An Engine-Agnostic Deep Learning Framework in Java

https://djl.ai

Apache License 2.0

4.13k stars 655 forks source link

Create Speech Recognition Dataset #1589

Closed zachgk closed 2 years ago

zachgk commented 2 years ago

Description

Speech recognition is a task that converts an audio sequence into the text transcript of the words in the audio. It can be used for transcription of online videos, transcriptions of phone calls, text dictation, and controlling voice devices like Alexa. This issue is to add a first speech recognition dataset to DJL's basicdatasets.

Note that this requires adding some additional support for converting between audio and NDArrays. The references contain some examples from some DJL projects that already have audio conversions.

All of these tasks are useful tasks that DJL users may be interested in training. It also helps expand the DJL API into supporting more audio use cases.

References

Possible Speech Recognition datasets to implement
- Common Voice
- Meta AI's Libri-light
- Other datasets from Hugging Face
Possible Reference Code
- JPAM
- Speech recognition example from AIAS

AKAGIwyf commented 2 years ago

HI, I'm interested in this issue and I want to fix it, can you assign it to me? Thanks!

zachgk commented 2 years ago

Yeah. I made an extra note in the description that this one is a bit more work then the Penn Treebank you did previously. Right now, none of the built-in datasets use audio. So, you will need to add a conversion between audio and NDArrays to implement the dataset. If you look at the references, they do have examples of doing this conversion with DJL so they should be very helpful to you. Let me know if you have any questions or get stuck anywhere

dandansamax commented 2 years ago

@zachgk Hello! @AKAGIwyf and I are working on this issue now. We encountering some problems and need your help.
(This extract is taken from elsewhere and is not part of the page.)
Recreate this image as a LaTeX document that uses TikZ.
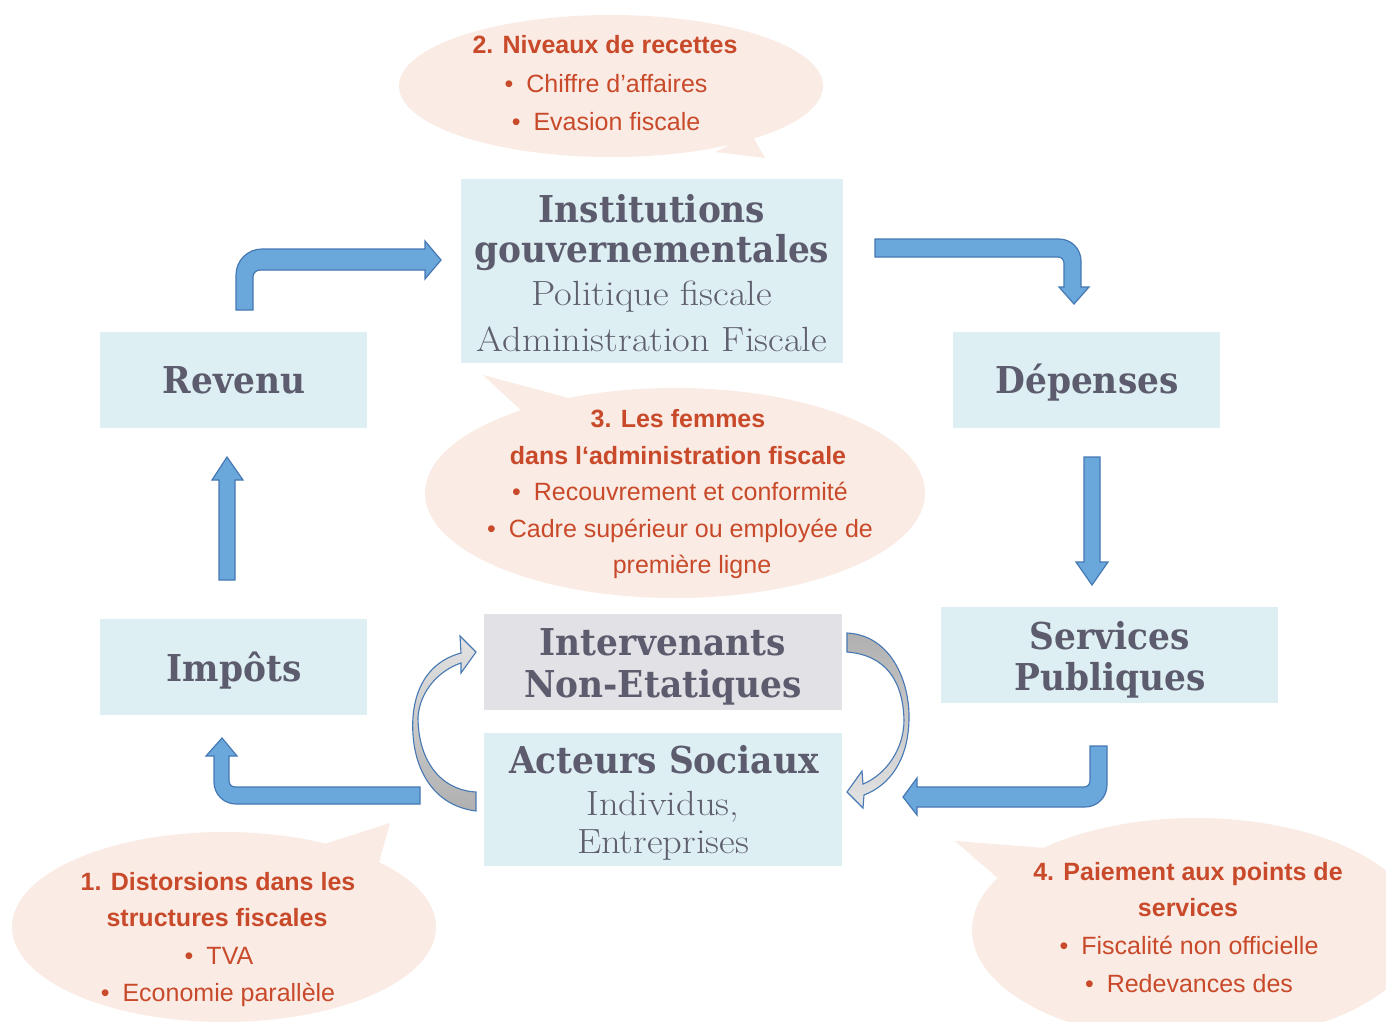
\documentclass[tikz,border=0pt]{standalone}
\usepackage{fontspec}
\newfontfamily\calfont{Liberation Sans}
\newfontfamily\slabfont[FakeStretch=0.93]{DejaVu Serif}
\newfontfamily\lightfont[FakeStretch=1.1]{Latin Modern Roman}
\definecolor{calfill}{RGB}{250,235,228}
\definecolor{caltext}{RGB}{200,74,42}
\definecolor{boxfill}{RGB}{221,239,242}
\definecolor{grayfill}{RGB}{225,225,230}
\definecolor{titletext}{RGB}{92,92,110}
\definecolor{lighttext}{RGB}{95,95,110}
\definecolor{arrowblue}{RGB}{106,168,220}
\definecolor{arrowedge}{RGB}{70,120,180}
\begin{document}
\begin{tikzpicture}[x=1pt,y=-1pt,
  callout/.style={fill=calfill,draw=none},
  box/.style={fill=boxfill,draw=none,anchor=north west,inner sep=0pt},
  ctext/.style={anchor=base,inner sep=0pt,text=caltext,font=\calfont\fontsize{25}{30}\selectfont},
  cbold/.style={anchor=base,inner sep=0pt,text=caltext,font=\calfont\bfseries\fontsize{25}{30}\selectfont},
  ttl/.style={anchor=base,inner sep=0pt,text=titletext,font=\slabfont\bfseries\fontsize{37}{40}\selectfont},
  lgt/.style={anchor=base,inner sep=0pt,text=lighttext,font=\lightfont\fontsize{35}{40}\selectfont},
  bluearrow/.style={fill=arrowblue,draw=arrowedge,line width=1.2pt,line join=miter},
  grayarrow/.style={draw=arrowedge,line width=1.1pt,line join=miter}]
\useasboundingbox (0,0) rectangle (1386,1021);
\clip (0,0) rectangle (1386,1021);
\fill[white] (0,0) rectangle (1386,1021);

% ---------- callouts ----------
\fill[callout] (611,86) ellipse [x radius=212, y radius=71];
\fill[callout] (715,152) -- (765,158) -- (752,135) -- cycle;
\fill[callout] (675,493) ellipse [x radius=250, y radius=105];
\fill[callout] (525,414) -- (483,375) -- (580,401) -- cycle;
\fill[callout] (224,927) ellipse [x radius=212, y radius=95];
\fill[callout] (315,847) -- (390,823) -- (378,866) -- cycle;
\fill[callout] (1196,930) ellipse [x radius=224, y radius=112];
\fill[callout] (1045,848) -- (955,841) -- (1000,880) -- cycle;

\node[cbold] (c2a) at (605,53) {2. Niveaux de recettes};
\node[ctext] (c2b) at (606,92) {•\hspace{13pt}Chiffre d’affaires};
\node[ctext] (c2c) at (606,130) {•\hspace{13pt}Evasion fiscale};

\node[cbold] (c3a) at (678,427) {3. Les femmes};
\node[cbold] (c3b) at (678,464) {dans l‘administration fiscale};
\node[ctext] (c3c) at (680,500) {•\hspace{13pt}Recouvrement et conformité};
\node[ctext] (c3d) at (680,537) {•\hspace{13pt}Cadre supérieur ou employée de};
\node[ctext] (c3e) at (692,573) {première ligne};

\node[cbold] (c1a) at (218,890) {1. Distorsions dans les};
\node[cbold] (c1b) at (217,926) {structures fiscales};
\node[ctext] (c1c) at (219,964) {•\hspace{13pt}TVA};
\node[ctext] (c1d) at (218,1001) {•\hspace{13pt}Economie parallèle};

\node[cbold] (c4a) at (1188,880) {4. Paiement aux points de};
\node[cbold] (c4b) at (1188,916) {services};
\node[ctext] (c4c) at (1189,954) {•\hspace{13pt}Fiscalité non officielle};
\node[ctext] (c4d) at (1189,992) {•\hspace{13pt}Redevances des};

% ---------- boxes ----------
\node[box,minimum width=382,minimum height=184] (inst) at (461,179) {};
\node[box,minimum width=267,minimum height=96] (rev) at (100,332) {};
\node[box,minimum width=267,minimum height=96] (dep) at (953,332) {};
\node[box,minimum width=267,minimum height=96] (imp) at (100,619) {};
\node[box,minimum width=337,minimum height=96] (serv) at (941,607) {};
\node[box,fill=grayfill,minimum width=358,minimum height=96] (inter) at (484,614) {};
\node[box,minimum width=358,minimum height=133] (act) at (484,733) {};

\node[ttl] (t1) at (652,222) {Institutions};
\node[ttl] (t2) at (652,262) {gouvernementales};
\node[lgt] (t3) at (652,305) {Politique fiscale};
\node[lgt] (t4) at (652,351) {Administration Fiscale};
\node[ttl] (trev) at (234,393) {Revenu};
\node[ttl] (tdep) at (1087,393) {Dépenses};
\node[ttl] (timp) at (234,681) {Impôts};
\node[ttl] (ts1) at (1110,649) {Services};
\node[ttl] (ts2) at (1110,690) {Publiques};
\node[ttl] (ti1) at (663,655) {Intervenants};
\node[ttl] (ti2) at (663,697) {Non-Etatiques};
\node[ttl] (ta1) at (664,773) {Acteurs Sociaux};
\node[lgt] (ta2) at (663,815) {Individus,};
\node[lgt] (ta3) at (663,853) {Entreprises};

% ---------- blue arrows ----------
% Revenu -> Institutions
\path[bluearrow] (236,310) -- (236,275) .. controls (236,260.6) and (247.6,249) .. (262,249)
  -- (425,249) -- (425,241) -- (441,260) -- (425,279) -- (425,270) -- (260,270)
  .. controls (256.1,270) and (253,273.1) .. (253,277) -- (253,310) -- cycle;
% Institutions -> Depenses
\path[bluearrow] (875,239) -- (1059,239) .. controls (1071.2,239) and (1081,248.8) .. (1081,261)
  -- (1081,287) -- (1089,287) -- (1074,304) -- (1059,287) -- (1064,287) -- (1064,263)
  .. controls (1064,259.7) and (1061.3,257) .. (1058,257) -- (875,257) -- cycle;
% Depenses -> Services
\path[bluearrow] (1084,457) -- (1100,457) -- (1100,562) -- (1108,562) -- (1092,585)
  -- (1076,562) -- (1084,562) -- cycle;
% Services -> Acteurs
\path[bluearrow] (1090,746) -- (1107,746) -- (1107,785) .. controls (1107,797.2) and (1097.2,807) .. (1085,807)
  -- (917,807) -- (917,815) -- (903,797) -- (917,778) -- (917,787) -- (1084,787)
  .. controls (1087.3,787) and (1090,784.3) .. (1090,781) -- cycle;
% Acteurs -> Impots
\path[bluearrow] (420,787) -- (420,804) -- (236,804) .. controls (223.8,804) and (214,794.2) .. (214,782)
  -- (214,756) -- (206,756) -- (222,738) -- (237,756) -- (229,756) -- (229,781)
  .. controls (229,784.3) and (231.7,787) .. (235,787) -- cycle;
% Impots -> Revenu
\path[bluearrow] (219,580) -- (235,580) -- (235,480) -- (243,480) -- (227,457)
  -- (212,480) -- (219,480) -- cycle;

% ---------- gray curved arrows ----------
\path[grayarrow,top color=gray!22,bottom color=gray!62]
  (476,811) .. controls (428,805) and (410,760) .. (413,717)
  .. controls (416,680) and (435,660) .. (461,653) -- (460,636) -- (476,652) -- (461,673) -- (461,663)
  .. controls (440,670) and (420,690) .. (418,717)
  .. controls (418,760) and (440,790) .. (476,792) -- cycle;
\path[grayarrow,top color=gray!62,bottom color=gray!22]
  (847,633) .. controls (890,635) and (910,680) .. (909,720)
  .. controls (908,760) and (890,785) .. (864,795) -- (863,808) -- (847,792) -- (862,771) -- (863,784)
  .. controls (885,775) and (904,750) .. (904,720)
  .. controls (903,680) and (885,655) .. (847,652) -- cycle;
\end{tikzpicture}
\end{document}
Since audio datasets usually contains different formats of audio data (wav, flac, mp3, etc), we have to use ffmpeg to transform them into float arrays. In AIAS, they directly import whole javacv module to the project. But we think the javacv module is too big to import into djl.basicdataset. So can we add javacv as a new extension? Is this a duplicate of the original djl.opencv extension?

Thanks!

zachgk commented 2 years ago

It sounds like what you need from javacv isn't an extension, but a dependency. For example, there is nothing stopping users from using javacv with DJL. They are both Java libraries and users can import both.

On the other hand, a javacv extension wouldn't help much. If djl.basicdataset depends on djl.javacv and djl.javacv depends on javacv, then djl.basicdataset (transitively) depends on javacv. This still pulls in the same big dependency into a user's project the same as if it was a direct dependency. In the djl.opencv case, it is really about the automatic integration of djl with opencv through the ImageFactory class.

Instead, what might be better is to not put your dataset in basicdataset. You could create a new djl.audio extension to hold the dataset. Then, users will only need the javacv dependency if they use djl.audio, not if they use djl.basicdataset.